Applying the same idea to a one-shot is a neat twist.  Here’s why I really like the idea for one-shots.

  1. The one-shot group has some narrative plausibility that binds their characters, rather than just meeting in a bar on a dark and stormy night. They have a shared backstory hinged around the objective – if not with each other, and whether they know it or not.
  2. The characters are already working towards the objective. At the inception point of the scenario, it doesn’t matter whether they are doing so collectively or individually, nor if they are doing so deliberately, incidentally or accidentally. They can hit the ground running because they are invested in the goal of the scenario.
  3. The path and milestone structure can certainly help with group’s focus, which in turn can help with pacing in a fixed-length one-shot session.
  4. In a session with fixed playing time, characters may not complete all the milestones needed to get to 100% for their objective. But because their progress is mechanically linked to closure, if they are running out of time, the players can be encouraged to take the plunge to find out what happens.
  5. Objectives are written so they can be fulfilled off-screen. When the resolution has been determined – either by reaching 100% or taking the plunge – it’s narrated as an epilogue. These are common enough in convention games, and can wrap up a satisfying and effective conclusion for a one-shot session.

I’m sold.  The objective mechanic does appear to be highly compatible with one-shots – entirely so even, if you consider milestones, the path and off-screen resolution together. With a bit of thought, even pre-generated one-shot characters can be written to be bound together, around a generally known and sought-after objective goal.

Whose Objective Is It Anyway?

But there’s still something that niggles. This setup just isn’t the case with some of the classic UA one-shots I’d like to run. Take the example of Bill in Three Persons, the classic intro scenario that shipped with the first two editions.
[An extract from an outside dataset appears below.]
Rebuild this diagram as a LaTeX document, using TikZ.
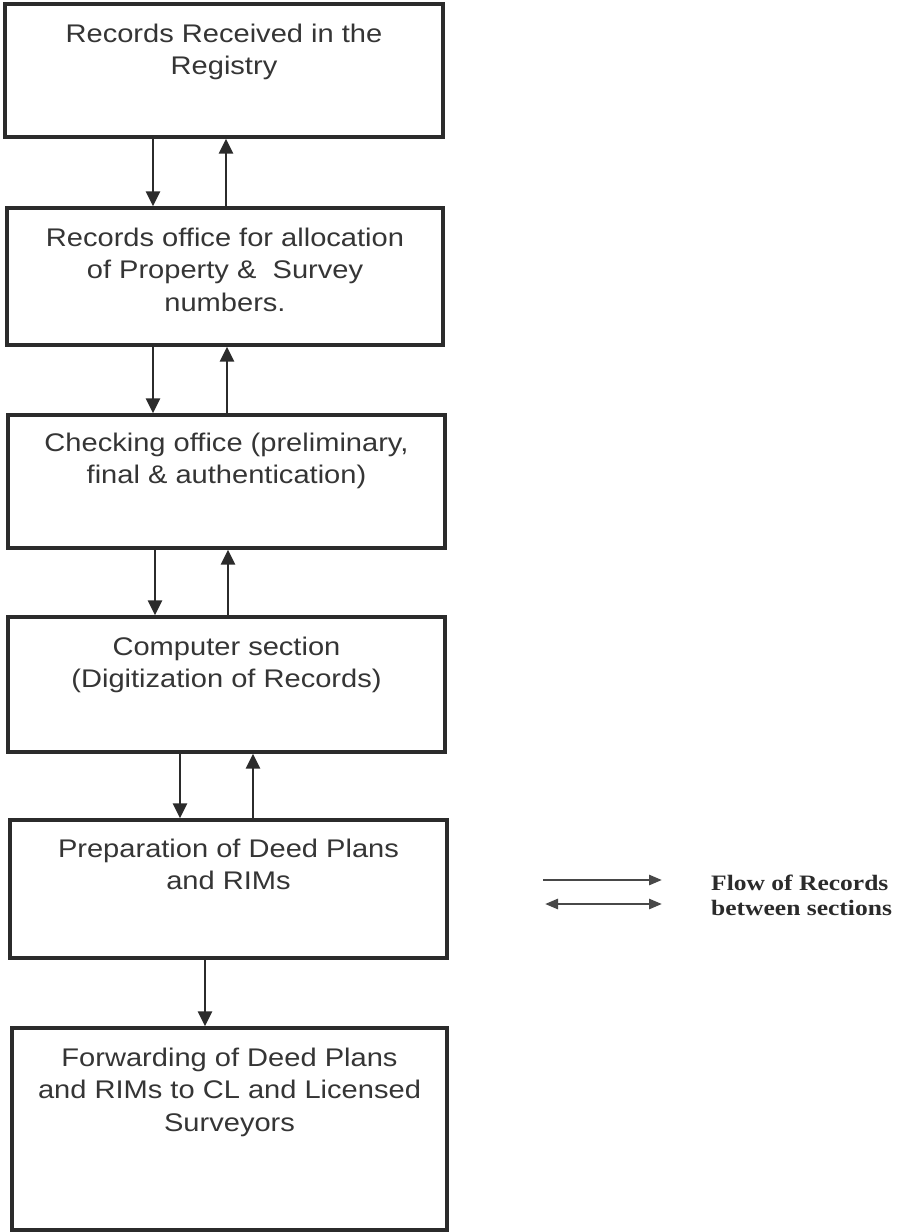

The issue is not that there isn’t a prior cabal with a pre-defined collective objective.  Nor even that the characters don’t know what’s going on at the outset. Events unfold, sometimes starkly and other times more subtly, as the scenario progresses. The fun bit is having characters with enough agency to respond to what happens and to try to make sense of what is revealed. In Unknown Armies, that’s largely what playing ‘street-level’ is all about, with mundane characters, or at least ones who don’t know much about the Occult Underground to begin with.

But when objectives ought to be deliberate and player-driven, it’s hard to reconcile how the group can meaningfully determine them when they don’t yet know what’s going on.
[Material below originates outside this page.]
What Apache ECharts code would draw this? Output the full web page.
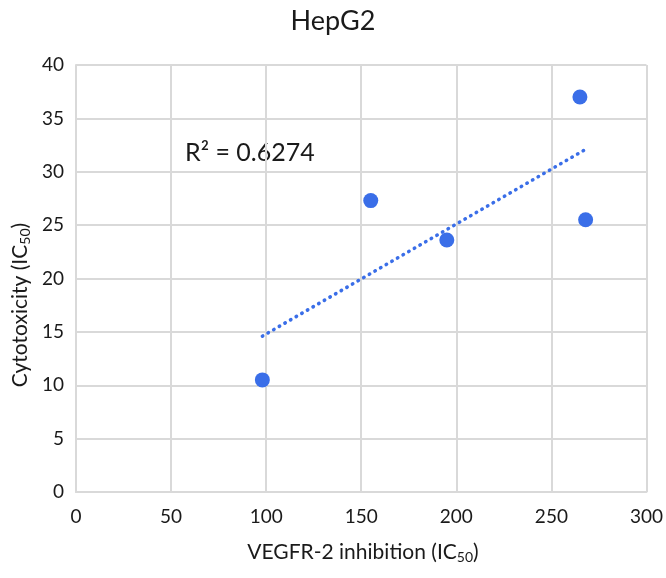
<!DOCTYPE html>
<html>
<head>
<meta charset="utf-8">
<script src="https://cdn.jsdelivr.net/npm/echarts@6/dist/echarts.min.js"></script>
<style>html,body{margin:0;padding:0;background:#fff}#c{width:666px;height:578px}</style>
</head>
<body>
<div id="c"></div>
<script>
// Data
const vegfrX = [98, 155, 195, 265, 268];
const cytoY = [10.5, 27.3, 23.6, 37, 25.5];
const trendX = [98, 268];
const trendY = [14.6, 32.1];
const xTicks = [0, 50, 100, 150, 200, 250, 300];
const yTicks = [0, 5, 10, 15, 20, 25, 30, 35, 40];
const r2Text = 'R² = 0.6274';
const titleText = 'HepG2';

const FONT = 'Lato';
const chart = echarts.init(document.getElementById('c'));
const pts = vegfrX.map((x, i) => [x, cytoY[i]]);
const trend = trendX.map((x, i) => [x, trendY[i]]);
const gridColor = '#d9d9d9';
const blue = '#3a6ee8';

chart.setOption({
  backgroundColor: '#fff',
  animation: false,
  title: {
    text: titleText, left: 'center', top: 3,
    textStyle: {fontFamily: FONT, fontSize: 27, fontWeight: 'normal', color: '#1a1a1a'}
  },
  grid: {left: 76, right: 16, top: 65, bottom: 86},
  xAxis: {
    type: 'value', min: xTicks[0], max: xTicks[xTicks.length - 1], interval: 50,
    axisLine: {show: true, lineStyle: {color: gridColor, width: 2}},
    axisTick: {show: false},
    splitLine: {show: true, lineStyle: {color: gridColor, width: 2}},
    axisLabel: {fontFamily: FONT, fontSize: 19, color: '#1a1a1a', margin: 15}
  },
  yAxis: {
    type: 'value', min: yTicks[0], max: yTicks[yTicks.length - 1], interval: 5,
    axisLine: {show: true, lineStyle: {color: gridColor, width: 2}},
    axisTick: {show: false},
    splitLine: {show: true, lineStyle: {color: gridColor, width: 2}},
    axisLabel: {fontFamily: FONT, fontSize: 19, color: '#1a1a1a', margin: 12}
  },
  graphic: [
    {
      type: 'text', x: 363, y: 552,
      style: {
        text: 'VEGFR-2 inhibition (IC{s|50})', align: 'center', verticalAlign: 'middle',
        font: '21px ' + FONT, fill: '#1a1a1a',
        rich: {s: {fontSize: 14, fontFamily: FONT, verticalAlign: 'bottom', padding: [10, 0, 0, 0]}}
      }
    },
    {
      type: 'text', x: 20, y: 305, rotation: Math.PI / 2,
      style: {
        text: 'Cytotoxicity (IC{s|50})', align: 'center', verticalAlign: 'middle',
        font: '21px ' + FONT, fill: '#1a1a1a',
        rich: {s: {fontSize: 14, fontFamily: FONT, verticalAlign: 'bottom', padding: [10, 0, 0, 0]}}
      }
    },
    {
      type: 'text', x: 185, y: 140,
      style: {text: r2Text, font: '25px ' + FONT, fill: '#1a1a1a'}
    }
  ],
  series: [
    {
      type: 'line', data: trend, showSymbol: false, symbol: 'none',
      lineStyle: {color: blue, width: 3.5, type: [0.5, 6], cap: 'round', opacity: 1},
      z: 2
    },
    {
      type: 'scatter', data: pts, symbol: 'circle', symbolSize: 15,
      itemStyle: {color: blue, opacity: 1}, z: 3
    }
  ]
});
</script>
</body>
</html>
In the example of Bill in Three Persons, just before the end of the first scene there’s a critical moment that the scenario lunges forward from. Just at that moment a non-player character might let it slip that “we’ve got to stop him.” At this point the GM has set the scenario objective for the players, which in turn provides some direction and motivation for what follows, but it’s still not a player-driven objective.

Until the player characters know what “we’ve got to stop him” means, they’re still just reacting to a world going strange and beyond comprehension around them.

Paradoxically, in this scenario, while the players haven’t set their own group objective, the characters do still have plenty of agency. They can choose to stop him, or they can choose to resist that imperative. Either way, the world around them doesn’t stop getting strange and giving them something to contend with, whichever path they choose.

Closure

So there you go. I’m talking myself back out, and it’s not something that I will settle on soon. I certainly see how the objectives mechanic can work well for new one-shot scenarios.  I can also see plenty of one-shot situations where the group doesn’t decide what that objective is.  That’s not a problem for most games, but it does grate against a core aspect of Unknown Armies 3.

I might just have to accept:

  • that the classic one-shot scenarios are best played with earlier versions;
  • that UA3 is designed for a different type of game, and
  • I should stop trying to put a round peg in a square hole 🙂

Which leads me to the second thing Cam pointed out: that I’ve “hit the nail on the head with that last paragraph”. Closure.